-- BEGIN Data section --

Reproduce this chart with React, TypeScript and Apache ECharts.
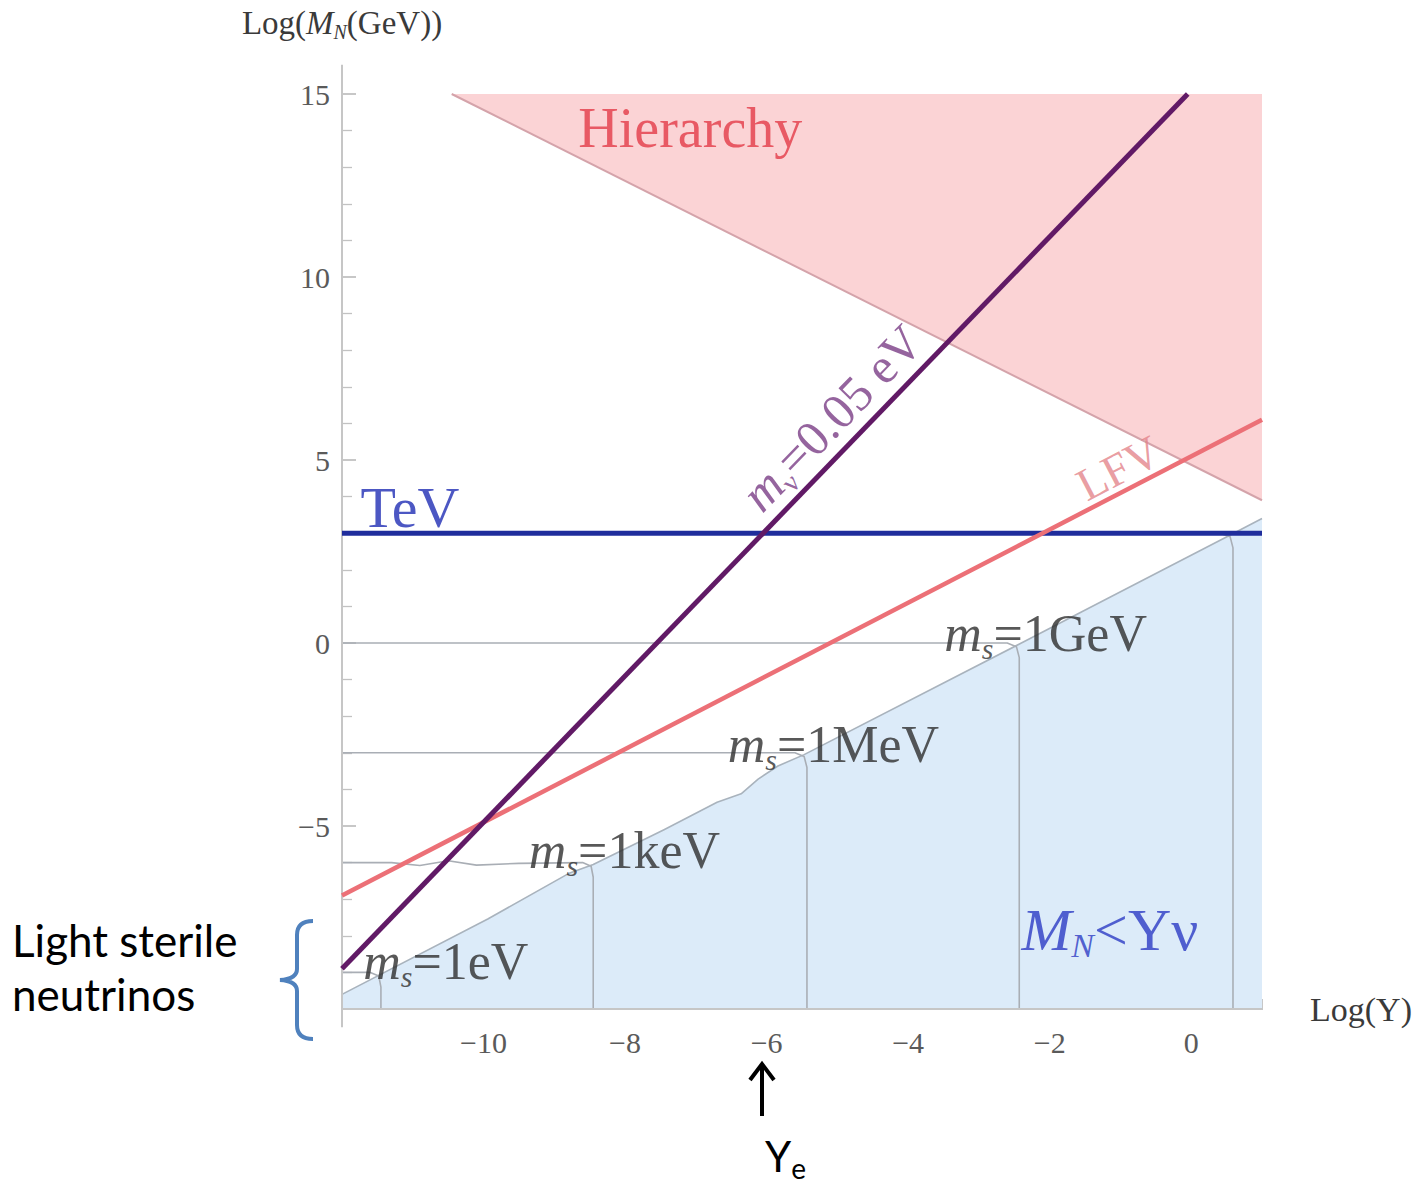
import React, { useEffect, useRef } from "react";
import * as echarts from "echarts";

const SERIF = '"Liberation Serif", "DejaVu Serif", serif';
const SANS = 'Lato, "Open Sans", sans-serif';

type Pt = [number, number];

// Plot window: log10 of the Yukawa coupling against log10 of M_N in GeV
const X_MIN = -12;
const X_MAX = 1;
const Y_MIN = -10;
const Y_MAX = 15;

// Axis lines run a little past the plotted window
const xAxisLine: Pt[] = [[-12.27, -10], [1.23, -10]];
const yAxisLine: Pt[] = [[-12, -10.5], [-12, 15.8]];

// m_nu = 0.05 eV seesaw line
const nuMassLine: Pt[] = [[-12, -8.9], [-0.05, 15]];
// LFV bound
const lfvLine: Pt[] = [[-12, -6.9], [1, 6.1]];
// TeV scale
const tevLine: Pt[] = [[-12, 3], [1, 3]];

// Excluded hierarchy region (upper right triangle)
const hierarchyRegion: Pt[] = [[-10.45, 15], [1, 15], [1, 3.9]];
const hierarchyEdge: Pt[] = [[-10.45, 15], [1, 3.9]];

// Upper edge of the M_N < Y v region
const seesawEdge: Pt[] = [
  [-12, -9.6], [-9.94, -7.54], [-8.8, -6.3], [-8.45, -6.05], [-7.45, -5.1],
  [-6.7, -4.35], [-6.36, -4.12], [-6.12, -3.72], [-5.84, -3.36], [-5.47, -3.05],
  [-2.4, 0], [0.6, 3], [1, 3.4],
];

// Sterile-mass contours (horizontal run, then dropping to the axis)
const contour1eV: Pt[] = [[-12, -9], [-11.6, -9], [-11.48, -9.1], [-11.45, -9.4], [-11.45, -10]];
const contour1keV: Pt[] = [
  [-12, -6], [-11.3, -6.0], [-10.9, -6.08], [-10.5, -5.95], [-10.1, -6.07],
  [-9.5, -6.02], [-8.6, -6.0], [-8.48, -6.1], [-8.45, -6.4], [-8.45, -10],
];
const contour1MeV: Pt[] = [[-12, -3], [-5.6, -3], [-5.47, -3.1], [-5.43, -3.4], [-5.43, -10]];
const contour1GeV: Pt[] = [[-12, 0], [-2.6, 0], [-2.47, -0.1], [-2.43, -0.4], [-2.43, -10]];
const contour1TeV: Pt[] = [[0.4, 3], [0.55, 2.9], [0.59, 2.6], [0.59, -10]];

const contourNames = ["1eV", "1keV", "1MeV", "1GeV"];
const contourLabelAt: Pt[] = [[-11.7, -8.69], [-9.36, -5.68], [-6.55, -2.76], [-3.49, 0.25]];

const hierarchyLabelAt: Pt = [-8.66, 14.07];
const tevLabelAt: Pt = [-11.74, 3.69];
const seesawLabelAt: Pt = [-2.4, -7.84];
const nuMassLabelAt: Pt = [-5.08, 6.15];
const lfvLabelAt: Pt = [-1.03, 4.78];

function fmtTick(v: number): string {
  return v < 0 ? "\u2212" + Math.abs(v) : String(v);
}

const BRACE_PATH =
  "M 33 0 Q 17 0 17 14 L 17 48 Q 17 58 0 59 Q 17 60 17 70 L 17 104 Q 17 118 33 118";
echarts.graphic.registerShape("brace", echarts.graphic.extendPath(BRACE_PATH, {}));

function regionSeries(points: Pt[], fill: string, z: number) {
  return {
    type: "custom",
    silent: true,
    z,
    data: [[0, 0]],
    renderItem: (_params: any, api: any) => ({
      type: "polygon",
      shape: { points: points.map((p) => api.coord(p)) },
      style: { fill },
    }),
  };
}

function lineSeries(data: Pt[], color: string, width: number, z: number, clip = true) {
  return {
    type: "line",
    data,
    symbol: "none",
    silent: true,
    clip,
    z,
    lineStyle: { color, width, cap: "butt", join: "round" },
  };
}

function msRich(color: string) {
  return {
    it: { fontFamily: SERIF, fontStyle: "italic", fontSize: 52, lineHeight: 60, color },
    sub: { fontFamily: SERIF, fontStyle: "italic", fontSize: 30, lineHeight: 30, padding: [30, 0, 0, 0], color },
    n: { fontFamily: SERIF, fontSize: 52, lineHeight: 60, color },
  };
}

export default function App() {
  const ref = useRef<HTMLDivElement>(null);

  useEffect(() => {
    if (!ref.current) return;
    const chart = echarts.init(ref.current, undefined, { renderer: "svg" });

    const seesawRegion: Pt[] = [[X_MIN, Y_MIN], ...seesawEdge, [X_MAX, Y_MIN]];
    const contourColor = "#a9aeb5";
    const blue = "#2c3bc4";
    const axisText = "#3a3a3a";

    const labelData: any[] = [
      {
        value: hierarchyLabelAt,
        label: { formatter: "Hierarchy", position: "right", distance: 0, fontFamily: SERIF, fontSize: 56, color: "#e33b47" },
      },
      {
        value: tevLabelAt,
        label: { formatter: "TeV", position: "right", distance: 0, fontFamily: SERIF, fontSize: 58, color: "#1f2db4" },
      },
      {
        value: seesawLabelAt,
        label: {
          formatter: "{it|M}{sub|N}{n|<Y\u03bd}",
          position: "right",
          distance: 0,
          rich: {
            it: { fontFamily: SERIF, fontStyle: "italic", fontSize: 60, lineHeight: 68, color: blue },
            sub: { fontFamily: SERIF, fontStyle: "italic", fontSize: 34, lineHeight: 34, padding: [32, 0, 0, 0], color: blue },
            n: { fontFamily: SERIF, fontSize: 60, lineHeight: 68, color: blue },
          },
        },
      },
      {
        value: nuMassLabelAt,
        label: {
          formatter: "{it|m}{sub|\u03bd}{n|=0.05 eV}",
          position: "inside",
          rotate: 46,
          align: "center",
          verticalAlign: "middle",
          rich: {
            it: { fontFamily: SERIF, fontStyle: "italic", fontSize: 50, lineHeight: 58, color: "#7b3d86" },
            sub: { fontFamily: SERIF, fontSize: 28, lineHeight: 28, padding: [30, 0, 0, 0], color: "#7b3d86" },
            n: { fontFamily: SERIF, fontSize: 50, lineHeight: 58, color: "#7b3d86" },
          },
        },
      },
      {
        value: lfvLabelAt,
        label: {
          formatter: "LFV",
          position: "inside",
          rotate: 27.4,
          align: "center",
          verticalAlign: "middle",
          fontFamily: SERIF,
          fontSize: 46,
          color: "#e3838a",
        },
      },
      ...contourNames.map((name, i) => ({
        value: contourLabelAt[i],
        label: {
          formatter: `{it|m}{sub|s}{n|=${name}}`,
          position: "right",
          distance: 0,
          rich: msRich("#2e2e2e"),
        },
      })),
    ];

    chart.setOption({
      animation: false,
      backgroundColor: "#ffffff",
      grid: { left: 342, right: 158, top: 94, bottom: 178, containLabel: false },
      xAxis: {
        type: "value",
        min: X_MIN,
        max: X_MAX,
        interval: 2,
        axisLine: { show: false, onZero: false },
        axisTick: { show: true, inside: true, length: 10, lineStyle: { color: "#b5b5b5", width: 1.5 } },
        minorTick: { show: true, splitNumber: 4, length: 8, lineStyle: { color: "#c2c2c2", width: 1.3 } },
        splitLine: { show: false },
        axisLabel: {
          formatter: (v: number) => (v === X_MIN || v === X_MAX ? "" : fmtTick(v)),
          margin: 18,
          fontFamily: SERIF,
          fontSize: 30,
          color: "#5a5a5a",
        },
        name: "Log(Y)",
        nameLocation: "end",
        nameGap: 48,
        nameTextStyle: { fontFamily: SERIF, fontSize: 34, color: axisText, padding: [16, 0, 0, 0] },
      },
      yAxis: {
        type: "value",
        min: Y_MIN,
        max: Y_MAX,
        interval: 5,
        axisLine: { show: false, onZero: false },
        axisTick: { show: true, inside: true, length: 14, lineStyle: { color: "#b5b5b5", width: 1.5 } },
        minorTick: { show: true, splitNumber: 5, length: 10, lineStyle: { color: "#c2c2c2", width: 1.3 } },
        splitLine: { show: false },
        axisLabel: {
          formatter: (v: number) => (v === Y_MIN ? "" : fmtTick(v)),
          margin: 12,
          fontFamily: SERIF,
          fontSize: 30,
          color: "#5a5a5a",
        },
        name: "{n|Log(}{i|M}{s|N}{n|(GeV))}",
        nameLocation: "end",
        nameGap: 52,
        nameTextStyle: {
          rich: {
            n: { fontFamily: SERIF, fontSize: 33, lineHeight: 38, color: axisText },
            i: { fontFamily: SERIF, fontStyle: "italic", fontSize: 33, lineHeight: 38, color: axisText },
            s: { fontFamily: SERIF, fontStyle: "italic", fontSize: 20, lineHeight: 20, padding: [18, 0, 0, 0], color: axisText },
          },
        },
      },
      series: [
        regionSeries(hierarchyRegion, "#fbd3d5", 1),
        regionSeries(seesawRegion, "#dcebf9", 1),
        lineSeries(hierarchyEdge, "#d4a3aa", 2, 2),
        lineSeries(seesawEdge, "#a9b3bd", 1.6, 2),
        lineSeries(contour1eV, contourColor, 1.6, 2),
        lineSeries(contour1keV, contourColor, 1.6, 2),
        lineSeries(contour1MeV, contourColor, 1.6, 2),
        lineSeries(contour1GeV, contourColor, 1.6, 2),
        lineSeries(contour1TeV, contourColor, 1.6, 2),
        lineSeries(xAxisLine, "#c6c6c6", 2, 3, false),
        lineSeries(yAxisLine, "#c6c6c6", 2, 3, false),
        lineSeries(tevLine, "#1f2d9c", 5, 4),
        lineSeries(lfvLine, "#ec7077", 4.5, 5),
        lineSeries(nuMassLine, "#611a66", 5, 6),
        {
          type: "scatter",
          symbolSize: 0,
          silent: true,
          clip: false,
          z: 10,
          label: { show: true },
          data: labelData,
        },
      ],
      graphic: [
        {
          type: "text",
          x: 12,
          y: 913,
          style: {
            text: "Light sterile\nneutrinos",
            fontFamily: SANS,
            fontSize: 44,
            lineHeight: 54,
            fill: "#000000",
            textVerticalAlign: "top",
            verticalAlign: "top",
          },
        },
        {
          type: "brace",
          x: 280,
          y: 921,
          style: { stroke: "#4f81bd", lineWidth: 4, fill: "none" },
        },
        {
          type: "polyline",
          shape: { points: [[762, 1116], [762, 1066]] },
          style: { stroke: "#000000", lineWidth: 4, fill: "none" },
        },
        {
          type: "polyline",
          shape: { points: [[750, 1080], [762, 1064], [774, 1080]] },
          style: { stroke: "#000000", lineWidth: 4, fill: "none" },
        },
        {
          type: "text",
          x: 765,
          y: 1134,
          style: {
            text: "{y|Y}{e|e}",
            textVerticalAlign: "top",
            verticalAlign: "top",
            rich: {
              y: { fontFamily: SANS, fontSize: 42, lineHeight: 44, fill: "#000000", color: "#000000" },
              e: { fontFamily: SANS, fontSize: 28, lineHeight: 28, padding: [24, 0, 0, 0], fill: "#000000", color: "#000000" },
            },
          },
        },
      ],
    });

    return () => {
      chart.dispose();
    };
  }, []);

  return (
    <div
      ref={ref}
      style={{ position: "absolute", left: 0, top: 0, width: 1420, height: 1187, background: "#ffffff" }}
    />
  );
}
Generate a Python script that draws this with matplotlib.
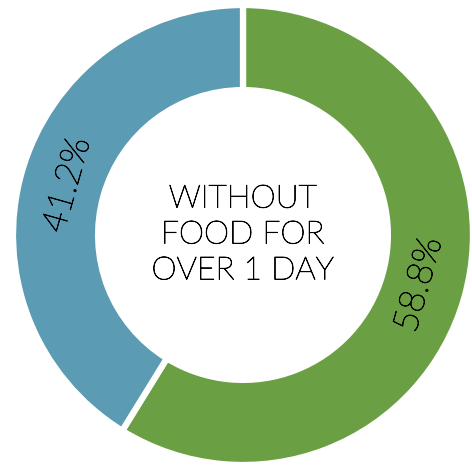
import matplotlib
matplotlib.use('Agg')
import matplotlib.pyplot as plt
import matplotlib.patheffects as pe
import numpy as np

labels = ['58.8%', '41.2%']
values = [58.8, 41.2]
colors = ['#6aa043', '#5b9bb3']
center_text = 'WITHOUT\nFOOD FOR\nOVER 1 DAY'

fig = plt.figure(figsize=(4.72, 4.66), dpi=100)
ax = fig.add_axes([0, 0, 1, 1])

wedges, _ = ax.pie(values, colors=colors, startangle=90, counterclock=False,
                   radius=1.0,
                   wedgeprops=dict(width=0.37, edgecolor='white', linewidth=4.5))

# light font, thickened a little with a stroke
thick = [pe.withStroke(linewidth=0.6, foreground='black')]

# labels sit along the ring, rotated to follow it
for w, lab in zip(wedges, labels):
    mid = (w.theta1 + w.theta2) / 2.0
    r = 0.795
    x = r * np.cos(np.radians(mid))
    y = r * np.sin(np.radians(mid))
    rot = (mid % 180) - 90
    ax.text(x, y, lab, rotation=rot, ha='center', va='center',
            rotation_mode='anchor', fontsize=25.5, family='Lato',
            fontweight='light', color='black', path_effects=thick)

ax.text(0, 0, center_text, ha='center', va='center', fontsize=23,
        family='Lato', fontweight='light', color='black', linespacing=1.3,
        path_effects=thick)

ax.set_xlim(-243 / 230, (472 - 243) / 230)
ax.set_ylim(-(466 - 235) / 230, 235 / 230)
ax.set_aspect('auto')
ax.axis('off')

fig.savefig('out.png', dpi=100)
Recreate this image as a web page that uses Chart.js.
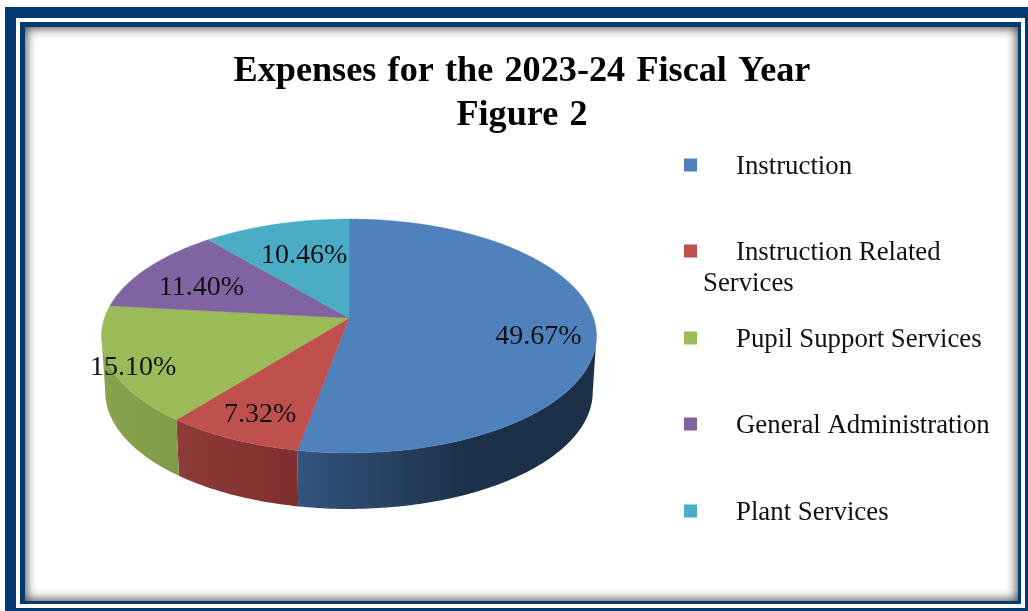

-- END Data section --

Directive
Only the lines from the start of the records to the line with "type Pt = [number, number];" belong in the copy. Print them exactly, minus pictures.

Response below
Reproduce this chart with React, TypeScript and Apache ECharts.
import React, { useEffect, useRef } from "react";
import * as echarts from "echarts";

const SERIF = '"Liberation Serif", "DejaVu Serif", serif';
const SANS = 'Lato, "Open Sans", sans-serif';

type Pt = [number, number];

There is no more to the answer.